UKOG comments on UK Budget measures

The Board of UKOG notes the stimulus to the UK oil and gas industry in yesterday's UK Budget.

Stephen Sanderson, UKOG's CEO, commented today;

"The UK oil industry continues to make a meaningful contribution to the UK economy, but has clearly been under intense pressure, both offshore and onshore, following the recent steep drop in world oil prices. As a recent explorer for new resources onshore, and a developer of existing UK oil fields UKOG welcomes the measures announced yesterday by the Chancellor of the Exchequer to provide much needed medium term stimulus to the industry. The new fiscal regime has a positive impact for all UK producing oil fields and undeveloped discoveries and thus should have a positive impact on UK tax receipts, energy self-reliance and employment. It certainly provides added incentive and commitment for UKOG to become more active in the UK oil and gas sector."
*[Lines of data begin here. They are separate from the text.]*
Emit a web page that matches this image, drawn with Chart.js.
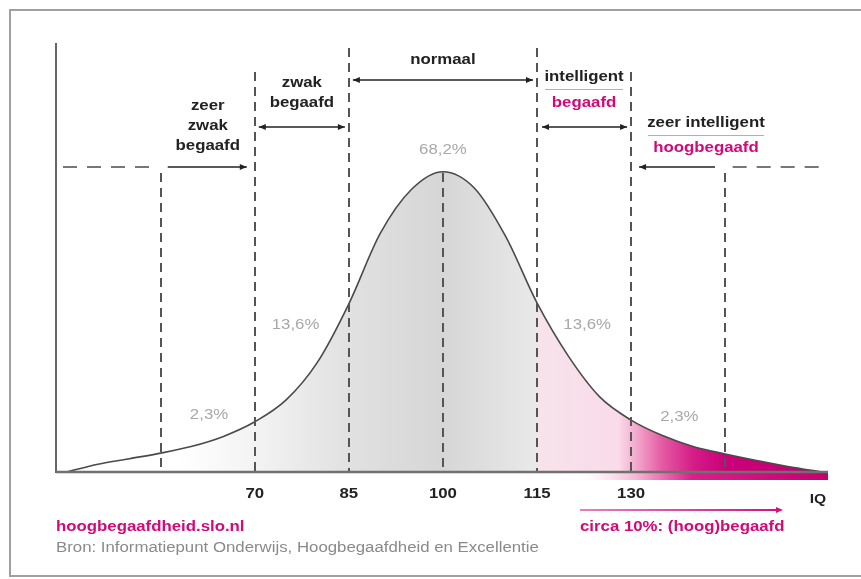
<!DOCTYPE html>
<html>
<head>
<meta charset="utf-8">
<script src="https://cdn.jsdelivr.net/npm/chart.js@4.4.1/dist/chart.umd.min.js"></script>
<style>
  html, body { margin: 0; padding: 0; background: #fff; }
  #wrap { position: relative; width: 861px; height: 579px; }
</style>
</head>
<body>
<div id="wrap"><canvas id="iqChart" width="861" height="579"></canvas></div>
<script>
// ================= DATA =================
const iqPoints     = [40, 45, 50, 55, 60, 65, 70, 75, 80, 85, 90, 95, 100, 105, 110, 115, 120, 125, 130, 135, 140, 145, 150, 155, 160.6];
const curveHeights = [0, 1.8, 3.1, 4.4, 6.0, 8.3, 11.7, 16.8, 25.6, 39.2, 55.6, 65.9, 70, 66.2, 54.9, 39.4, 27.0, 17.5, 12.1, 8.5, 5.9, 4.2, 2.7, 1.3, 0];
const tickValues   = [70, 85, 100, 115, 130];
const boundaryIQ   = [55, 70, 85, 100, 115, 130, 145];
const shareLabels  = ["2,3%", "13,6%", "68,2%", "13,6%", "2,3%"];
const bandNames    = [["zeer", "zwak", "begaafd"], ["zwak", "begaafd"], ["normaal"], ["intelligent"], ["zeer intelligent"]];
const bandSubNames = ["", "", "", "begaafd", "hoogbegaafd"];
const axisLabel    = "IQ";
const giftedNote   = "circa 10%: (hoog)begaafd";
const siteText     = "hoogbegaafdheid.slo.nl";
const sourceText   = "Bron: Informatiepunt Onderwijs, Hoogbegaafdheid en Excellentie";

// ================= STYLE =================
const MAGENTA = "#d10a7a";
const DARK = "#222";
const LINE_GRAY = "#555";
const TEXT_STRETCH = 1.2;
const fillStops = [
  [58, "#ffffff"], [70, "#f3f3f3"], [85, "#e1e1e1"], [100, "#d6d6d6"],
  [114.8, "#e9e9e9"], [115.3, "#f7e3ec"], [128, "#fadbe9"], [131, "#f2a6ca"],
  [135, "#e45aa3"], [140, "#d41c86"], [145, "#cc007a"], [161, "#c20070"]
];

function label(ctx, text, x, y, font, color, align) {
  ctx.save();
  ctx.font = font;
  ctx.fillStyle = color;
  ctx.textBaseline = "middle";
  ctx.textAlign = align || "center";
  ctx.translate(x, y);
  ctx.scale(TEXT_STRETCH, 1);
  ctx.fillText(text, 0, 0);
  ctx.restore();
}

function arrowHead(ctx, x, y, dir) {
  ctx.beginPath();
  ctx.moveTo(x, y);
  ctx.lineTo(x - dir * 7, y - 3);
  ctx.lineTo(x - dir * 7, y + 3);
  ctx.closePath();
  ctx.fill();
}

function arrow(ctx, x1, x2, y, heads, color) {
  ctx.save();
  ctx.strokeStyle = color || DARK;
  ctx.fillStyle = color || DARK;
  ctx.lineWidth = 1.5;
  ctx.beginPath();
  ctx.moveTo(x1, y);
  ctx.lineTo(x2, y);
  ctx.stroke();
  if (heads.includes("end")) arrowHead(ctx, x2, y, x2 > x1 ? 1 : -1);
  if (heads.includes("start")) arrowHead(ctx, x1, y, x1 > x2 ? 1 : -1);
  ctx.restore();
}

// ================= OVERLAY PLUGIN =================
const overlay = {
  id: "overlay",
  beforeDatasetsDraw(chart) {
    const ctx = chart.ctx;
    const xs = chart.scales.x;
    const { bottom } = chart.chartArea;
    // magenta band just under the baseline
    const x0 = xs.getPixelForValue(122), x1 = xs.getPixelForValue(161.4);
    const g = ctx.createLinearGradient(x0, 0, x1, 0);
    g.addColorStop(0, "rgba(250,220,235,0)");
    g.addColorStop(0.25, "#f2a6ca");
    g.addColorStop(0.45, "#d8208a");
    g.addColorStop(1, "#c4006e");
    ctx.save();
    ctx.fillStyle = g;
    ctx.fillRect(x0, bottom, x1 - x0, 8);
    ctx.restore();
  },
  afterDatasetsDraw(chart) {
    const ctx = chart.ctx;
    const xs = chart.scales.x;
    const { left, right, top, bottom } = chart.chartArea;
    const px = v => xs.getPixelForValue(v);

    // frame
    ctx.save();
    ctx.strokeStyle = "#a0a0a0";
    ctx.lineWidth = 2;
    ctx.beginPath();
    ctx.moveTo(861, 10); ctx.lineTo(10, 10); ctx.lineTo(10, 576); ctx.lineTo(861, 576);
    ctx.stroke();
    ctx.restore();

    // dashed boundaries
    const lineTops = [173, 72, 48, 173, 48, 72, 173];
    ctx.save();
    ctx.strokeStyle = LINE_GRAY;
    ctx.lineWidth = 2;
    ctx.setLineDash([9, 6]);
    boundaryIQ.forEach((iq, i) => {
      const x = Math.round(px(iq));
      ctx.beginPath();
      ctx.moveTo(x, lineTops[i]);
      ctx.lineTo(x, bottom);
      ctx.stroke();
    });
    // horizontal dashed pieces
    ctx.strokeStyle = "#777";
    ctx.setLineDash([14, 10]);
    ctx.beginPath();
    ctx.moveTo(left + 7, 167); ctx.lineTo(px(55) - 6, 167);
    ctx.moveTo(px(146.2), 167); ctx.lineTo(820, 167);
    ctx.stroke();
    ctx.restore();

    // axes
    ctx.save();
    ctx.strokeStyle = "#666";
    ctx.lineWidth = 2;
    ctx.beginPath();
    ctx.moveTo(left, top); ctx.lineTo(left, bottom + 1);
    ctx.stroke();
    ctx.strokeStyle = "#707070";
    ctx.lineWidth = 2.5;
    ctx.beginPath();
    ctx.moveTo(left, bottom); ctx.lineTo(right, bottom);
    ctx.stroke();
    ctx.restore();

    // tick labels
    const tickFont = "bold 14px 'Liberation Sans', Arial, sans-serif";
    tickValues.forEach(v => label(ctx, String(v), px(v), 494, tickFont, DARK));
    label(ctx, axisLabel, 818, 499, "bold 13px 'Liberation Sans', Arial, sans-serif", DARK);

    // band labels and arrows
    const bold = "bold 14px 'Liberation Sans', Arial, sans-serif";
    // zeer zwak begaafd
    const c0 = (px(55) + px(70)) / 2;
    bandNames[0].forEach((t, i) => label(ctx, t, c0, 106 + i * 20, bold, DARK));
    arrow(ctx, px(55) + 7, px(70) - 8, 167, ["end"]);
    // zwak begaafd
    const c1 = (px(70) + px(85)) / 2;
    bandNames[1].forEach((t, i) => label(ctx, t, c1, 83 + i * 20, bold, DARK));
    arrow(ctx, px(70) + 4, px(85) - 4, 127, ["start", "end"]);
    // normaal
    label(ctx, bandNames[2][0], px(100), 60, bold, DARK);
    arrow(ctx, px(85) + 4, px(115) - 4, 80, ["start", "end"]);
    // intelligent / begaafd
    const c3 = (px(115) + px(130)) / 2;
    label(ctx, bandNames[3][0], c3, 77, bold, DARK);
    ctx.save();
    ctx.strokeStyle = "#b0b0b0"; ctx.lineWidth = 1;
    ctx.beginPath(); ctx.moveTo(c3 - 39, 89.5); ctx.lineTo(c3 + 39, 89.5); ctx.stroke();
    ctx.restore();
    label(ctx, bandSubNames[3], c3, 103, bold, MAGENTA);
    arrow(ctx, px(115) + 5, px(130) - 4, 127, ["start", "end"]);
    // zeer intelligent / hoogbegaafd
    const c4 = 706;
    label(ctx, bandNames[4][0], c4, 123, bold, DARK);
    ctx.save();
    ctx.strokeStyle = "#b0b0b0"; ctx.lineWidth = 1;
    ctx.beginPath(); ctx.moveTo(c4 - 58, 135.5); ctx.lineTo(c4 + 58, 135.5); ctx.stroke();
    ctx.restore();
    label(ctx, bandSubNames[4], c4, 148, bold, MAGENTA);
    arrow(ctx, 715, px(130) + 8, 167, ["end"]);

    // share percentages
    const shareAt = [[62.7, 415], [76.5, 325], [100, 150], [123, 325], [137.7, 417]];
    const pctFont = "14px 'Liberation Sans', Arial, sans-serif";
    shareLabels.forEach((t, i) => label(ctx, t, px(shareAt[i][0]), shareAt[i][1], pctFont, "#a8a8a8"));

    // bottom note
    const ag = ctx.createLinearGradient(580, 0, 782, 0);
    ag.addColorStop(0, "#e880b8");
    ag.addColorStop(1, "#d4107f");
    ctx.save();
    ctx.strokeStyle = ag; ctx.fillStyle = "#d4107f"; ctx.lineWidth = 2;
    ctx.beginPath(); ctx.moveTo(580, 510); ctx.lineTo(776, 510); ctx.stroke();
    arrowHead(ctx, 783, 510, 1);
    ctx.restore();
    label(ctx, giftedNote, 580, 527, bold, MAGENTA, "left");
    label(ctx, siteText, 56, 527, bold, MAGENTA, "left");
    label(ctx, sourceText, 56, 548, "14px 'Liberation Sans', Arial, sans-serif", "#8a8a8a", "left");
  }
};

// ================= CHART =================
const curveData = iqPoints.map((iq, i) => ({ x: iq, y: curveHeights[i] }));

new Chart(document.getElementById("iqChart"), {
  type: "line",
  data: {
    datasets: [{
      data: curveData,
      borderColor: "#4a4a4a",
      borderWidth: 1.6,
      pointRadius: 0,
      cubicInterpolationMode: "monotone",
      fill: "origin",
      backgroundColor: (context) => {
        const chart = context.chart;
        const area = chart.chartArea;
        if (!area) return "#ddd";
        const xs = chart.scales.x;
        const g = chart.ctx.createLinearGradient(area.left, 0, area.right, 0);
        fillStops.forEach(([iq, col]) => {
          const t = (xs.getPixelForValue(iq) - area.left) / (area.right - area.left);
          g.addColorStop(Math.min(1, Math.max(0, t)), col);
        });
        return g;
      }
    }]
  },
  options: {
    responsive: false,
    animation: false,
    events: [],
    layout: { padding: { left: 56, right: 33, top: 43, bottom: 107 } },
    plugins: { legend: { display: false }, tooltip: { enabled: false } },
    scales: {
      x: { type: "linear", min: 38.3, max: 161.4, display: false },
      y: { min: 0, max: 100, display: false }
    }
  },
  plugins: [overlay]
});
</script>
</body>
</html>
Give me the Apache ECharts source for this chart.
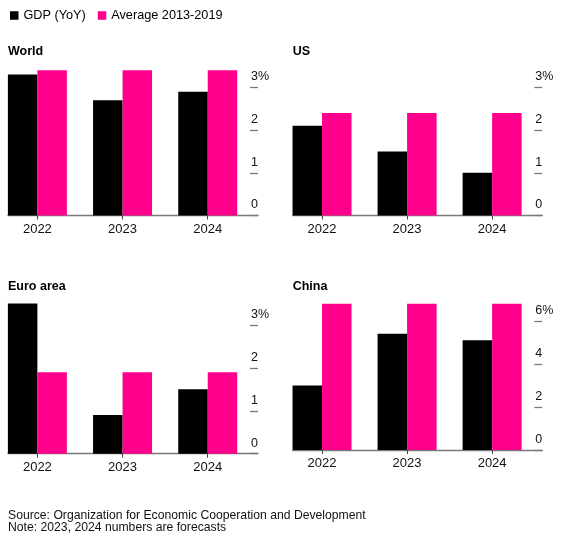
<!DOCTYPE html>
<html>
<head>
<meta charset="utf-8">
<script src="https://cdn.jsdelivr.net/npm/echarts@6/dist/echarts.min.js"></script>
<style>
html,body{margin:0;padding:0;background:#fff;}
#chart{width:587px;height:544px;}
</style>
</head>
<body>
<div id="chart"></div>
<script>
// ---- data ----
var years = ['2022', '2023', '2024'];
var seriesNames = ['GDP (YoY)', 'Average 2013-2019'];
var panelTitles = ['World', 'US', 'Euro area', 'China'];
var worldGdp = [3.3, 2.7, 2.9];
var worldAvg = [3.4, 3.4, 3.4];
var usGdp = [2.1, 1.5, 1.0];
var usAvg = [2.4, 2.4, 2.4];
var euroGdp = [3.5, 0.9, 1.5];
var euroAvg = [1.9, 1.9, 1.9];
var chinaGdp = [3.0, 5.4, 5.1];
var chinaAvg = [6.8, 6.8, 6.8];
var yMax = [3.4, 3.4, 3.5, 6.8];
var yTicks3 = [0, 1, 2, 3];
var yTicks6 = [0, 2, 4, 6];
var sourceText = 'Source: Organization for Economic Cooperation and Development';
var noteText = 'Note: 2023, 2024 numbers are forecasts';

// ---- layout ----
var FONT = '"Liberation Sans", Arial, Helvetica, sans-serif';
var PINK = '#ff008c';
var BLACK = '#000000';
var AXIS = '#7a7a7a';
var grids = [
  {left: 8, top: 70.3, width: 250, height: 145.2},
  {left: 292.7, top: 70.3, width: 249.6, height: 145.2},
  {left: 8, top: 303.5, width: 250, height: 150.2},
  {left: 292.7, top: 303.7, width: 249.6, height: 146.3}
];
var titleTops = [45, 45, 280, 280];
var titleLefts = [8, 292.7, 8, 292.7];
var gdpSets = [worldGdp, usGdp, euroGdp, chinaGdp];
var avgSets = [worldAvg, usAvg, euroAvg, chinaAvg];
var tickSets = [yTicks3, yTicks3, yTicks3, yTicks6];

function pairs(arr) {
  return arr.map(function (v, i) { return [i, v]; });
}

var xAxes = [], yAxes = [], series = [], titles = [];
for (var p = 0; p < 4; p++) {
  (function (p) {
    var ticks = tickSets[p];
    var topTick = ticks[ticks.length - 1];
    xAxes.push({
      gridIndex: p,
      type: 'value',
      min: -0.345,
      max: 2.59,
      splitLine: {show: false},
      axisLine: {show: true, onZero: false, lineStyle: {color: AXIS, width: 1.3}},
      axisTick: {show: true, customValues: [0, 1, 2], length: 4, lineStyle: {color: '#444', width: 1}},
      axisLabel: {
        customValues: [0, 1, 2],
        margin: 7,
        fontFamily: FONT, fontSize: 13, color: '#111',
        formatter: function (v) { return years[Math.round(v)]; }
      }
    });
    yAxes.push({
      gridIndex: p,
      type: 'value',
      position: 'right',
      min: 0,
      max: yMax[p],
      splitLine: {show: false},
      axisLine: {show: false, onZero: false},
      axisTick: {show: true, inside: true, length: 8, customValues: ticks, lineStyle: {color: AXIS, width: 1.3}},
      axisLabel: {
        customValues: ticks,
        inside: true,
        margin: 7,
        align: 'left',
        verticalAlign: 'bottom',
        padding: [0, 0, 4, 0],
        fontFamily: FONT, fontSize: 12.5, color: '#111',
        formatter: function (v) { return v === topTick ? v + '%' : String(v); }
      }
    });
    series.push({
      name: seriesNames[0],
      type: 'bar',
      xAxisIndex: p, yAxisIndex: p,
      barWidth: 29.5, barGap: '0%',
      itemStyle: {color: BLACK},
      data: pairs(gdpSets[p])
    });
    series.push({
      name: seriesNames[1],
      type: 'bar',
      xAxisIndex: p, yAxisIndex: p,
      barWidth: 29.5, barGap: '0%',
      itemStyle: {color: PINK},
      data: pairs(avgSets[p])
    });
    titles.push({
      text: panelTitles[p],
      left: titleLefts[p], top: titleTops[p], padding: 0,
      textStyle: {fontFamily: FONT, fontSize: 12.5, fontWeight: 'bold', color: '#000'}
    });
  })(p);
}
titles.push({
  text: sourceText + '\n' + noteText,
  left: 8, top: 509, padding: 0,
  textStyle: {fontFamily: FONT, fontSize: 12.2, fontWeight: 'normal', color: '#111', lineHeight: 12.3}
});

var chart = echarts.init(document.getElementById('chart'), null, {renderer: 'canvas'});
chart.setOption({
  animation: false,
  backgroundColor: '#fff',
  title: titles,
  legend: {
    data: seriesNames,
    left: 10, top: 9, padding: 0,
    icon: 'rect', itemWidth: 8.5, itemHeight: 8.5, itemGap: 12,
    textStyle: {fontFamily: FONT, fontSize: 12.7, color: '#000'}
  },
  grid: grids,
  xAxis: xAxes,
  yAxis: yAxes,
  series: series
});
</script>
</body>
</html>
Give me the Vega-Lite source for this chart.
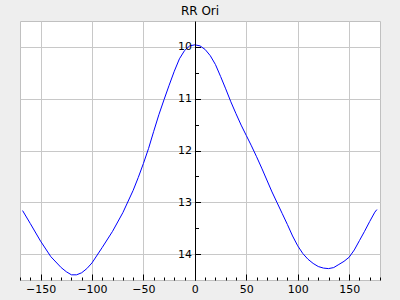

UKOG benefits directly from two important measures included in the Budget.

  1. The reduction in Supplementary Charge tax from 30% to 20%: This reduces the overall tax rate (Corporation Tax plus Supplementary Charge) for newer UK fields from 60% to 50%. Every UK asset owned by UKOG is favourably impacted by this tax reduction, particularly UKOG's existing production at the Horndean and Avington fields. UKOG's potential onshore field developments at Horse Hill, Markwells Wood and Baxters Copse are also rendered more commercially attractive.
  2. The introduction of a new offshore "Investment Allowance", exempting 62.5% of future taxable profits from Supplementary Charge:  This allowance has a strong impact on the commerciality of any future discovery in UKOG's P1916 licence, offshore Isle of Wight.

UKOG also further benefits indirectly from the favourable impact of the Budget on Angus Energy, where UKOG is a 6% shareholder.

It should be noted that an "Onshore Allowance" was introduced in the UK 2014 Finance Act.  This allowance already provides for 75% of onshore field development costs to be offset against Supplementary Charge.

UKOG notes that there is now an inconsistency between UK onshore and offshore oil and gas tax treatment, in that the new offshore Investment Allowance benefits investments, such as infill drilling, in existing offshore fields.  UKOG believes that a similar incentive for investment in existing UK onshore fields would provide a similarly beneficial activity stimulus and should be introduced at the earliest opportunity.